Philippe CLAUDEL : Faire (et défaire) l'amour: une géographie de l'Eros dépité
Anne COUSSEAU : Le jeu autobiographique dans Le Hérisson d'Eric Chevillard
Marc DAMBRE : Emmanuèle Bernheim : un autre minimalisme
Isabelle DANGY : Suspension, détachement, apesanteur dans les romans d'Echenoz
Laurent DEMOULIN : La fougère dans le frigo. L'humour chez Jean-Philippe Toussaint
Sophie DERAMOND : Espace et architecture chez Jean Echenoz
Gilles ERNST : Le personnage de Patrick Deville
Johan FAERBER : Nous trois : le Baroque, le Nouveau Roman et Jean Echenoz ou la généalogie d'une dialectique
Patricia FRECH : L’Humour dans l’œuvre de Jean-Philippe Toussaint
Sabine HILLEN : Améliorer l'ordinaire: l'homme sans qualités de Jean-Philippe Toussaint
Jean-Louis HIPPOLYTE : L'anti-biographe, ou les absences de Chevillard
Pierre HYPPOLITE : Hyper-réalisme et fictions minimalistes
Christine JERUSALEM : Identification d'une femme : portraits féminins dans l'œuvre de Jean Echenoz
Van KELLY : La puissance éthique et esthétique du bricolage et de la récup': les minimalismes de Jean Echenoz et d'Agnès Varda
Ulrich LANGER : Esthétique de la gêne (Toussaint, Oster, Gailly)
Pascal MOUGIN : Humour et ironie chez Jean Echenoz, Jean-Philippe Toussaint et Christian Oster: la littérarité à l'épreuve du contemporain
Aline MURA-BRUNEL : "Retour en grâce" de la fiction : Un soir au club de Christian Gailly, Faire l'amour de Jean-Philippe Toussaint
Jacques POIRIER : De la littérature et autres bagatelles : sur Eric Chevillard
Gianfranco RUBINO : Jean-Philippe Toussaint: une narrativité paradoxale
David RUFFEL : Le roman-personnage selon Eric Chevillard
Lionel RUFFEL : Minimalisme et maximalisme: deux pesées d'une "fin de partie"
Mirjam TAUTZ : Jean Echenoz en Allemagne: édition et réception



RÉSUMÉS :

Marie-Odile ANDRÉ : Récit contrarié, récit parodique : quelques remarques sur la figure auctoriale dans les textes d'Eric Chevillard
S'appuyant sur les ouvrages les plus récents d'Eric Chevillard, la communication s'attachera à cerner le figure auctoriale dessinée par ces textes et la façon dont ils posent la question de l'auteur. Cette figure auctoriale y est, en effet, présente de façon paradoxale puisque les dispositifs textuels qui semblent viser sans cesse sa déconstruction et sa dissolution posent, en même temps, de façon insistante, la question de "qui écrit ici ?". Confrontant son lecteur à l'instance d'énonciation problématique d'un récit contrarié voire "absenté" et à la prolifération parasite de discours intrusifs — disgressions, commentaires, vraies/fausses citations — , les textes d'Eric Chevillard interrogent ainsi d'un même mouvement la possibilité de désigner une instance auctoriale et la possibilité de s'en passer.

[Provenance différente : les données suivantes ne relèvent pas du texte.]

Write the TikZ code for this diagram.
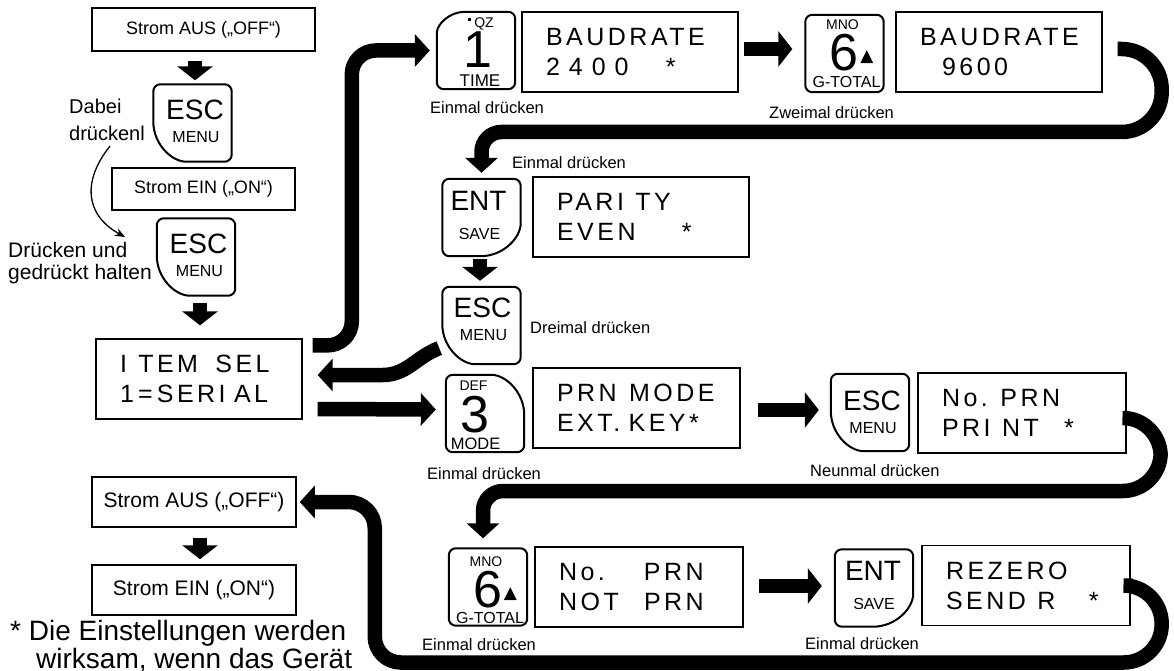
\documentclass[tikz,border=0pt]{standalone}
\usepackage{fontspec}
\setmainfont{Liberation Sans}
\newfontfamily\lcdfont[LetterSpace=14, WordSpace=1.6]{Liberation Sans}
\newfontfamily\symbfont{DejaVu Sans}
\usetikzlibrary{arrows.meta, calc, positioning}

\newcommand\kf[1]{\fontsize{#1}{#1}\selectfont}

% Tastenumriss, grosse Rundung an der letzten Ecke
\newcommand\keyframe[6][40pt]{%
  \draw[keyline, rounded corners=7pt] ($(#2.#6)!#1!(#2.#3)$) -- (#2.#3) -- (#2.#4) -- (#2.#5)
    -- ($(#2.#6)!#1!(#2.#5)$) [sharp corners]
    .. controls ($(#2.#6)!0.45*#1!(#2.#5)$) and ($(#2.#6)!0.45*#1!(#2.#3)$) .. cycle;}

% Tastenbeschriftungen: Taste, x-Versatz, Grundlinie der ersten Zeile
\newcommand\esccap[3]{%
  \node[keycap, font=\kf{28}] (#1a) at ($(#1)+(#2,#3)$) {ESC};
  \node[keycap, font=\kf{16}] (#1b) at ($(#1)+(#2+1,#3+23)$) {MENU};}
\newcommand\entcap[3]{%
  \node[keycap, font=\kf{28}] (#1a) at ($(#1)+(#2,#3)$) {ENT};
  \node[keycap, font=\kf{16}] (#1b) at ($(#1)+(#2+1,#3+29)$) {SAVE};}
\newcommand\sixcap[2]{%
  \node[keycap, font=\kf{14}] (#1a) at ($(#1)+(-2,#2)$) {MNO};
  \node[keycap, font=\kf{52}] (#1b) at ($(#1)+(-0.5,#2+41)$) {6\rlap{\hspace{2pt}\raisebox{9pt}{\kf{17}\symbfont ▲}}};
  \node[keycap, font=\kf{16}] (#1c) at ($(#1)+(2,#2+57.5)$) {G-TOTAL};}

\tikzset{
  keyline/.style={line width=2pt},
  keynode/.style={minimum width=78pt, minimum height=77pt, inner sep=0pt},
  keycap/.style={anchor=base, inner sep=0pt},
  lcdbox/.style={draw, line width=1.3pt, minimum height=80pt, inner xsep=24pt, inner ysep=0pt,
    text width=#1, align=left, font=\lcdfont\fontsize{25}{30}\selectfont},
  pwrbox/.style={draw, line width=1.5pt, inner sep=0pt},
  hint/.style={anchor=west, inner sep=0pt, font=\kf{16.5}},
  route/.style={line width=14.5pt, -{Triangle[length=15pt,width=32pt]}},
  block/.style={line width=14pt, -{Triangle[length=14pt,width=35pt]}},
  thinarrow/.style={line width=1.3pt, -{Stealth[length=10pt,width=8pt]}}
}

\begin{document}
\begin{tikzpicture}[x=1pt, y=-1pt]
  \useasboundingbox (0,0) rectangle (1174,671);

  %--- linke Spalte
  \node[pwrbox, minimum width=223pt, minimum height=43pt, font=\kf{18}] (aus1) at (203.5,29.5) {Strom AUS („OFF“)};
  \node[keynode] (esc1) at (192.5,123) {};
  \esccap{esc1}{2.5}{-3}
  \node[pwrbox, minimum width=183pt, minimum height=42pt, font=\kf{18}] (ein1) at (203.5,189) {Strom EIN („ON“)};
  \node[keynode] (esc2) at (196,257) {};
  \esccap{esc2}{2.5}{-4}
  \node[lcdbox=158pt] (itemsel) at (199,379) {\mbox{I\hspace{3pt} TEM\hspace{9pt} SEL}\\1\,=\,SERI AL};
  \node[pwrbox, minimum width=204pt, minimum height=50pt, font=\kf{21}] (aus2) at (194,502) {Strom AUS („OFF“)};
  \node[pwrbox, minimum width=204pt, minimum height=50pt, font=\kf{21}] (ein2) at (194,590) {Strom EIN („ON“)};

  \node[anchor=north west, align=left, inner sep=0pt, font=\fontsize{20}{27}\selectfont] (dabei) at (69,99) {Dabei\\drückenl};
  \node[anchor=north west, align=left, inner sep=0pt, font=\fontsize{21}{22}\selectfont] (druecken) at (8,242) {Drücken und\\gedrückt halten};
  \node[anchor=north west, align=left, inner sep=0pt, font=\fontsize{28}{24}\selectfont] (note) at (10,620.5)
    {* Die Einstellungen werden\\\hspace*{26pt}wirksam, wenn das Gerät};

  %--- obere Reihe
  \node[keynode] (key1) at (476,50.5) {};
  \node[keycap, font=\kf{14}] (key1a) at ($(key1)+(5,-23)$) {\raisebox{6pt}{\rule{3pt}{3pt}}\kern3pt QZ};
  \node[keycap, font=\kf{52}] (key1b) at ($(key1)+(2,17)$) {1};
  \node[keycap, font=\kf{17}] (key1c) at ($(key1)+(4,36.5)$) {TIME};
  \node[lcdbox=168pt] (baud1) at (630,52) {BAUDRATE\\\makebox[120pt][l]{2\kern9pt4\kern9pt0\kern9pt0}*};
  \node[keynode] (key6a) at (844.5,53.5) {};
  \sixcap{key6a}{-23.5}
  \node[lcdbox=158pt] (baud2) at (999,52) {BAUDRATE\\\hspace*{22pt}9600};
  \node[hint] (lab1) at (430,107.5) {Einmal drücken};
  \node[hint] (lab2) at (769,112.5) {Zweimal drücken};

  %--- Paritaet
  \node[hint] (lab3) at (512,162.5) {Einmal drücken};
  \node[keynode] (ent1) at (481.5,217.5) {};
  \entcap{ent1}{-3}{-7.5}
  \node[lcdbox=168pt] (parity) at (641,217) {PARI\hspace{3pt} TY\\\makebox[125pt][l]{EVEN}*};
  \node[keynode] (esc3) at (481.5,325.5) {};
  \esccap{esc3}{1}{-8}
  \node[hint] (lab4) at (530,327.5) {Dreimal drücken};

  %--- Druckmodus
  \node[keynode] (key3) at (485,413.5) {};
  \node[keycap, font=\kf{14}] (key3a) at ($(key3)+(-11.5,-23)$) {DEF};
  \node[keycap, font=\kf{52}] (key3b) at ($(key3)+(-10,18.5)$) {3};
  \node[keycap, font=\kf{16.5}] (key3c) at ($(key3)+(-9.5,36)$) {MODE};
  \node[lcdbox=159pt] (prnmode) at (636.5,408) {\mbox{PRN\hspace{4pt} MODE}\\EXT. KEY*};
  \node[keynode] (esc4) at (870,412.5) {};
  \esccap{esc4}{2}{-2.5}
  \node[lcdbox=160pt] (noprn) at (1022,413) {No. PRN\\\makebox[122pt][l]{PRI\hspace{3pt} NT}*};
  \node[hint] (lab5) at (427,473.5) {Einmal drücken};
  \node[hint] (lab6) at (810,471) {Neunmal drücken};

  %--- untere Reihe
  \node[keynode] (key6b) at (488,587) {};
  \sixcap{key6b}{-21}
  \node[lcdbox=160pt] (notprn) at (639,587) {\makebox[85pt][l]{No.}PRN\\\makebox[85pt][l]{NOT}PRN};
  \node[keynode] (ent2) at (874,588) {};
  \entcap{ent2}{-1}{-8}
  \node[lcdbox=160pt] (rezero) at (1026,585.5) {REZERO\\\makebox[143pt][l]{SEND\hspace{3pt} R}*};
  \node[hint] (lab7) at (422,645) {Einmal drücken};
  \node[hint] (lab8) at (805,643.5) {Einmal drücken};

  %--- Tastenumrisse
  \keyframe{esc1}{north west}{north east}{south east}{south west}
  \keyframe{esc2}{north west}{north east}{south east}{south west}
  \keyframe[28pt]{key1}{north east}{south east}{south west}{north west}
  \draw[keyline, rounded corners=7pt] (key6a.north west) rectangle (key6a.south east);
  \keyframe{ent1}{south west}{north west}{north east}{south east}
  \keyframe{esc3}{north west}{north east}{south east}{south west}
  \keyframe{key3}{south east}{south west}{north west}{north east}
  \keyframe{esc4}{north west}{north east}{south east}{south west}
  \draw[keyline, rounded corners=7pt] (key6b.north west) rectangle (key6b.south east);
  \keyframe{ent2}{south west}{north west}{north east}{south east}

  %--- kurze Pfeile
  \draw[block] ($(aus1.south)+(-8.5,9)$) -- ($(esc1.north)+(2.5,-4)$);
  \draw[block] ($(esc2.south)+(4,7)$) -- ($(itemsel.north)+(1,-13)$);
  \draw[block] ($(ent1.south)+(-1.5,3)$) -- ($(esc3.north)+(-1.5,-6)$);
  \draw[block] ($(aus2.south)+(6,10)$) -- ($(ein2.north)+(6,-5)$);
  \draw[block] ($(baud1.east)+(5,-3)$) -- ($(key6a.west)+(-13,-4.5)$);
  \draw[block] ($(prnmode.east)+(17,2)$) -- ($(esc4.west)+(-12,-2.5)$);
  \draw[block] ($(notprn.east)+(15,-1)$) -- ($(ent2.west)+(-13,-2)$);

  %--- duenner Pfeil
  \draw[thinarrow] ($(dabei.south)+(3,5)$) .. controls +(-28,35) and +(-40,-22) .. ($(druecken.north east)+(-27,-5)$);

  %--- lange Wege
  \draw[route, rounded corners=24pt] ($(itemsel.north east)+(10,7)$) -| ($(key1.west)+(-85,0)$) -- ($(key1.west)+(-7,0)$);
  \draw[route] ($(esc3.south west)+(-3,-16)$) to[out=200, in=0] ($(itemsel.east)+(80,-4)$) -- ($(itemsel.east)+(15,-4)$);
  \draw[route] ($(itemsel.east)+(15,30)$) -- ($(key3.west)+(-10,-4)$);
  \draw[route, rounded corners=40pt] ($(baud2.east)+(15,-3)$) -- ++(44,0) -- ++(0,83)
    [rounded corners=20pt] -| ($(ent1.north)+(0,-6)$);
  \draw[route, rounded corners=38pt] ($(noprn.east)+(1,5)$) -- ++(33,0) -- ++(0,73)
    [rounded corners=20pt] -| ($(key6b.north)+(-5,-10)$);
  \draw[route, rounded corners=38pt] ($(rezero.east)+(2,0)$) -- ++(29,0) -- ++(0,77)
    [rounded corners=26pt] -| ($(aus2.east)+(78,0)$) -- ($(aus2.east)+(3,0)$);
\end{tikzpicture}
\end{document}
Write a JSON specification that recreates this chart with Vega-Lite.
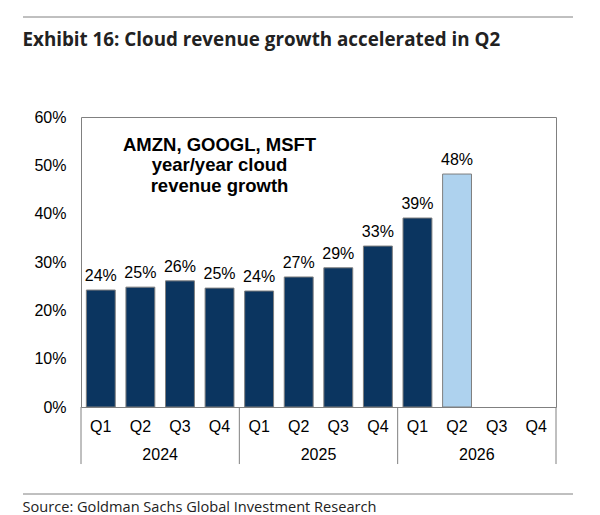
{
  "$schema": "https://vega.github.io/schema/vega-lite/v6.json",
  "background": "white",
  "padding": {"left": 22, "top": 16, "right": 20, "bottom": 0},
  "config": {"view": {"stroke": null}, "font": "Liberation Sans"},
  "datasets": {
    "quarters": [
      {"period": "2024 Q1", "year": "2024", "growth": 0.242, "status": "prior"},
      {"period": "2024 Q2", "year": "2024", "growth": 0.248, "status": "prior"},
      {"period": "2024 Q3", "year": "2024", "growth": 0.261, "status": "prior"},
      {"period": "2024 Q4", "year": "2024", "growth": 0.246, "status": "prior"},
      {"period": "2025 Q1", "year": "2025", "growth": 0.240, "status": "prior"},
      {"period": "2025 Q2", "year": "2025", "growth": 0.269, "status": "prior"},
      {"period": "2025 Q3", "year": "2025", "growth": 0.288, "status": "prior"},
      {"period": "2025 Q4", "year": "2025", "growth": 0.333, "status": "prior"},
      {"period": "2026 Q1", "year": "2026", "growth": 0.391, "status": "prior"},
      {"period": "2026 Q2", "year": "2026", "growth": 0.482, "status": "latest"}
    ],
    "years": [
      {"year": "2024"},
      {"year": "2025"},
      {"year": "2026"}
    ]
  },
  "spacing": 58,
  "vconcat": [
    {
      "width": 475,
      "height": 1,
      "data": {"values": [{}]},
      "mark": {"type": "rule", "color": "#808080", "strokeWidth": 1},
      "encoding": {
        "x": {"datum": 0, "scale": {"domain": [0, 1], "range": [-58, 492]}, "axis": null},
        "x2": {"datum": 1},
        "y": {"datum": 1, "scale": {"domain": [0, 1]}, "axis": null}
      },
      "title": {
        "text": "Exhibit 16: Cloud revenue growth accelerated in Q2",
        "orient": "bottom",
        "anchor": "start",
        "frame": "bounds",
        "offset": 13,
        "font": "Open Sans",
        "fontSize": 18.8,
        "fontWeight": "bold",
        "color": "#222222"
      }
    },
    {
      "spacing": 27,
      "vconcat": [
        {
          "width": 475,
          "height": 290,
          "view": {"stroke": "#808080", "strokeWidth": 1},
          "resolve": {"scale": {"x": "independent"}, "axis": {"x": "independent"}},
          "layer": [
            {
              "data": {"name": "quarters"},
              "layer": [
                {
                  "mark": {"type": "bar", "stroke": "#7f7f7f", "strokeWidth": 1},
                  "encoding": {
                    "x": {
                      "field": "period",
                      "type": "nominal",
                      "sort": null,
                      "scale": {
                        "domain": ["2024 Q1", "2024 Q2", "2024 Q3", "2024 Q4", "2025 Q1", "2025 Q2", "2025 Q3", "2025 Q4", "2026 Q1", "2026 Q2", "2026 Q3", "2026 Q4"],
                        "paddingInner": 0.27,
                        "paddingOuter": 0.135
                      },
                      "axis": {
                        "title": null,
                        "labelExpr": "split(datum.label, ' ')[1]",
                        "labelAngle": 0,
                        "ticks": false,
                        "domain": false,
                        "labelPadding": 11,
                        "labelFontSize": 16,
                        "labelColor": "#000000",
                        "labelFont": "Liberation Sans"
                      }
                    },
                    "y": {
                      "field": "growth",
                      "type": "quantitative",
                      "scale": {"domain": [0, 0.6]},
                      "axis": {
                        "title": null,
                        "values": [0, 0.1, 0.2, 0.3, 0.4, 0.5, 0.6],
                        "format": ".0%",
                        "grid": false,
                        "ticks": false,
                        "domain": false,
                        "labelPadding": 15,
                        "labelFontSize": 16,
                        "labelColor": "#000000",
                        "labelFont": "Liberation Sans",
                        "minExtent": 58,
                        "maxExtent": 58
                      }
                    },
                    "color": {
                      "field": "status",
                      "type": "nominal",
                      "scale": {"domain": ["prior", "latest"], "range": ["#0b3560", "#aed2ee"]},
                      "legend": null
                    }
                  }
                },
                {
                  "mark": {"type": "text", "baseline": "alphabetic", "dy": -9, "fontSize": 16, "color": "#000000"},
                  "encoding": {
                    "x": {"field": "period", "type": "nominal"},
                    "y": {"field": "growth", "type": "quantitative"},
                    "text": {"field": "growth", "type": "quantitative", "format": ".0%"}
                  }
                },
                {
                  "data": {"values": [{}]},
                  "mark": {
                    "type": "text",
                    "align": "center",
                    "baseline": "alphabetic",
                    "fontSize": 18.5,
                    "fontWeight": "bold",
                    "lineHeight": 20.5,
                    "color": "#000000"
                  },
                  "encoding": {
                    "x": {"datum": "2024 Q4"},
                    "y": {"datum": 0.53},
                    "text": {"value": ["AMZN, GOOGL, MSFT", "year/year cloud", "revenue growth"]}
                  }
                }
              ]
            },
            {
              "data": {"name": "years"},
              "layer": [
                {
                  "mark": {"type": "rule", "color": "#808080", "strokeWidth": 1},
                  "encoding": {
                    "x": {"field": "year", "type": "nominal", "bandPosition": 0, "scale": {"paddingInner": 0, "paddingOuter": 0}, "axis": null},
                    "y": {"datum": 0},
                    "y2": {"datum": -0.118}
                  }
                },
                {
                  "transform": [{"filter": "datum.year == '2026'"}],
                  "mark": {"type": "rule", "color": "#808080", "strokeWidth": 1},
                  "encoding": {
                    "x": {"field": "year", "type": "nominal", "bandPosition": 1, "axis": null},
                    "y": {"datum": 0},
                    "y2": {"datum": -0.118}
                  }
                },
                {
                  "mark": {"type": "text", "baseline": "middle", "fontSize": 16, "color": "#000000"},
                  "encoding": {
                    "x": {"field": "year", "type": "nominal", "axis": null},
                    "y": {"datum": -0.099},
                    "text": {"field": "year"}
                  }
                }
              ]
            }
          ]
        },
        {
          "width": 475,
          "height": 1,
          "data": {"values": [{}]},
          "mark": {"type": "rule", "color": "#808080", "strokeWidth": 1},
          "encoding": {
            "x": {"datum": 0, "scale": {"domain": [0, 1], "range": [-58, 492]}, "axis": null},
            "x2": {"datum": 1},
            "y": {"datum": 1, "scale": {"domain": [0, 1]}, "axis": null}
          },
          "title": {
            "text": "Source: Goldman Sachs Global Investment Research",
            "orient": "bottom",
            "anchor": "start",
            "frame": "bounds",
            "offset": 5,
            "font": "Open Sans",
            "fontSize": 14.6,
            "fontWeight": "normal",
            "color": "#222222"
          }
        }
      ]
    }
  ]
}
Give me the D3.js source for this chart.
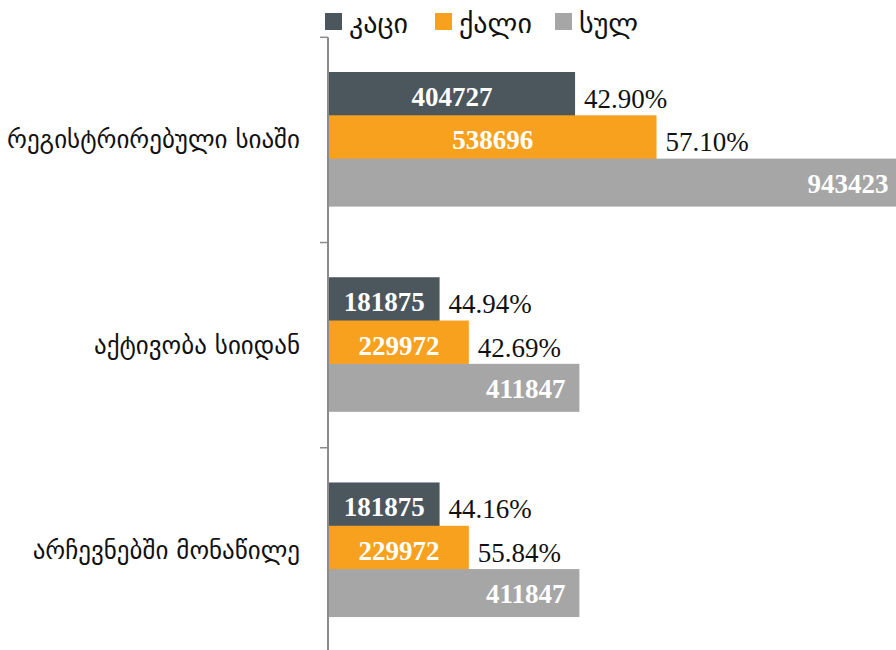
<!DOCTYPE html>
<html><head><meta charset="utf-8">
<script src="https://cdn.jsdelivr.net/npm/d3@7/dist/d3.min.js"></script>
<style>
html,body{margin:0;padding:0;background:#fff;overflow:hidden;}
svg{display:block;}
</style></head>
<body>
<svg id="chart" width="896" height="650"></svg>
<script>
const categories = ["რეგისტრირებული სიაში", "აქტივობა სიიდან", "არჩევნებში მონაწილე"];
const seriesNames = ["კაცი", "ქალი", "სულ"];
const menValues = [404727, 181875, 181875];
const womenValues = [538696, 229972, 229972];
const totalValues = [943423, 411847, 411847];
const menPct = ["42.90%", "44.94%", "44.16%"];
const womenPct = ["57.10%", "42.69%", "55.84%"];
const colors = ["#4b575d", "#f8a11f", "#a6a6a6"];

const svg = d3.select("#chart");
const geoFont = "'DejaVu Sans', sans-serif";
const numFont = "'Liberation Serif', 'DejaVu Serif', serif";

const x = d3.scaleLinear().domain([0, 1000000]).range([329, 937]);
const y = d3.scaleBand().domain(categories).range([37.3, 653]).padding(0);
const inner = d3.scaleBand().domain(seriesNames).range([34.7, 164.6]).padding(0);
const barH = inner.bandwidth() + 4.7;

const rows = categories.map((c, i) => ({
  cat: c,
  bars: [
    {s: seriesNames[0], v: menValues[i], pct: menPct[i], inside: "center"},
    {s: seriesNames[1], v: womenValues[i], pct: womenPct[i], inside: "center"},
    {s: seriesNames[2], v: totalValues[i], pct: null, inside: "end"}
  ]
}));

const color = d3.scaleOrdinal().domain(seriesNames).range(colors);

const g = svg.selectAll("g.cat").data(rows).join("g")
  .attr("class", "cat")
  .attr("transform", d => `translate(0,${y(d.cat)})`);

g.selectAll("rect").data(d => d.bars).join("rect")
  .attr("x", x(0))
  .attr("y", d => inner(d.s))
  .attr("width", d => x(d.v) - x(0))
  .attr("height", barH)
  .attr("fill", d => color(d.s));

g.selectAll("text.val").data(d => d.bars).join("text")
  .attr("class", "val")
  .attr("x", d => d.inside === "center" ? (x(0) + x(d.v)) / 2 : x(d.v) - 14)
  .attr("y", d => inner(d.s) + barH / 2 + 1)
  .attr("text-anchor", d => d.inside === "center" ? "middle" : "end")
  .attr("dominant-baseline", "central")
  .attr("font-family", numFont)
  .attr("font-weight", "bold")
  .attr("font-size", 27)
  .attr("fill", "#fff")
  .text(d => d.v);

g.selectAll("text.pct").data(d => d.bars.filter(b => b.pct)).join("text")
  .attr("class", "pct")
  .attr("x", d => x(d.v) + 9)
  .attr("y", d => inner(d.s) + barH / 2 + 3)
  .attr("dominant-baseline", "central")
  .attr("font-family", numFont)
  .attr("font-size", 27)
  .attr("fill", "#111")
  .text(d => d.pct);

// axis
const axisG = svg.append("g");
axisG.append("line")
  .attr("x1", 328).attr("x2", 328)
  .attr("y1", y.range()[0]).attr("y2", y.range()[1])
  .attr("stroke", "#8c8c8c").attr("stroke-width", 2);
const bounds = categories.map(c => y(c)).concat([y.range()[1]]);
axisG.selectAll("line.tick").data(bounds).join("line")
  .attr("class", "tick")
  .attr("x1", 320).attr("x2", 328)
  .attr("y1", d => d).attr("y2", d => d)
  .attr("stroke", "#8c8c8c").attr("stroke-width", 1.5);

svg.append("g").selectAll("text").data(categories).join("text")
  .attr("x", 300)
  .attr("y", d => y(d) + y.bandwidth() / 2)
  .attr("text-anchor", "end")
  .attr("dominant-baseline", "central")
  .attr("font-family", geoFont)
  .attr("font-size", 25)
  .attr("fill", "#111")
  .text(d => d);

// legend
const legendX = [325, 435, 555];
const lg = svg.append("g").selectAll("g").data(seriesNames).join("g")
  .attr("transform", (d, i) => `translate(${legendX[i]},0)`);
lg.append("rect").attr("x", 0).attr("y", 13).attr("width", 17).attr("height", 17)
  .attr("fill", d => color(d));
lg.append("text").attr("x", 24).attr("y", 23)
  .attr("dominant-baseline", "central")
  .attr("font-family", geoFont).attr("font-size", 28).attr("fill", "#111")
  .text(d => d);
</script>
</body></html>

Mathilde BARRABAND : La minutie de François Bon. Une tentative d'épuisement de l'espace urbain contemporain
François Bon a parfois été rattaché à la constellation mal délimitée des écrivains minimalistes. Nous nous proposons de revenir sur les motivations de ce rapprochement et ainsi de réinterroger la notion même de minimalisme. Cette enquête s’appuiera sur une étude de la représentation de l’espace urbain chez cet auteur. Elle s’attachera à mettre en lumière la spécificité d’une entreprise de description minutieuse des paysages quotidiens.

Aline BERGÉ-JOONEKINDT : Minimalisme et métaphore : du paysage chez Echenoz
Tentée par l'économie et la littéralité de la notation descriptive, par la shématisation des formes, par une posture anti-lyrique ou anti-expressionniste, l'écriture des paysages échenoziens passe aussi par un usage foisonnant de la métaphore et de la comparaison qui l'éloigne d'une esthétique "minimaliste", à laquelle on a parfois attaché les récits de cet auteur Minuit (F. Schoots). On interrogera les effets de cette tension de l'écriture entre deux voies qui ne vise pas seulement à conjuguer le sauvage et l'artifice, à (re)naturaliser les lieux d'une "civilisation de l'urbain" ou à "artialiser" ce qu'il peut rester en eux d'élémentaire. On envisagera ainsi ce que les paysages tiennent en réserve sur un mode ironique et critique, compte tenu de la place dans l'économie des récits, pour éclairer en retour l'apport de ce monde romanesque à une esthétique contemporaine des paysages et la pertinence relative de la notion de minimalisme appliquée à cette écriture.

Olivier BESSARD-BANQUY : Le rapport amoureux chez les jeunes auteurs de Minuit
Le rapport au corps et l'analyse des sentiments amoureux font l'objet d'un traitement pour le moins discret dans les œuvres des jeunes auteurs de Minuit. Pour autant, le sexe, les affects, la passion ne sont pas absents, loin s'en faut, des œuvres en question. Comment donc le sentiment se manifeste-t-il ici ? Que veut dire cette sorte de "litote de l'intimité" ? Quelle image du rapport amoureux les œuvres d'Echenoz, Toussaint, Chevillard et les autres renvoient-elles ? C'est à toutes ces questions que cet exposé se propose de répondre.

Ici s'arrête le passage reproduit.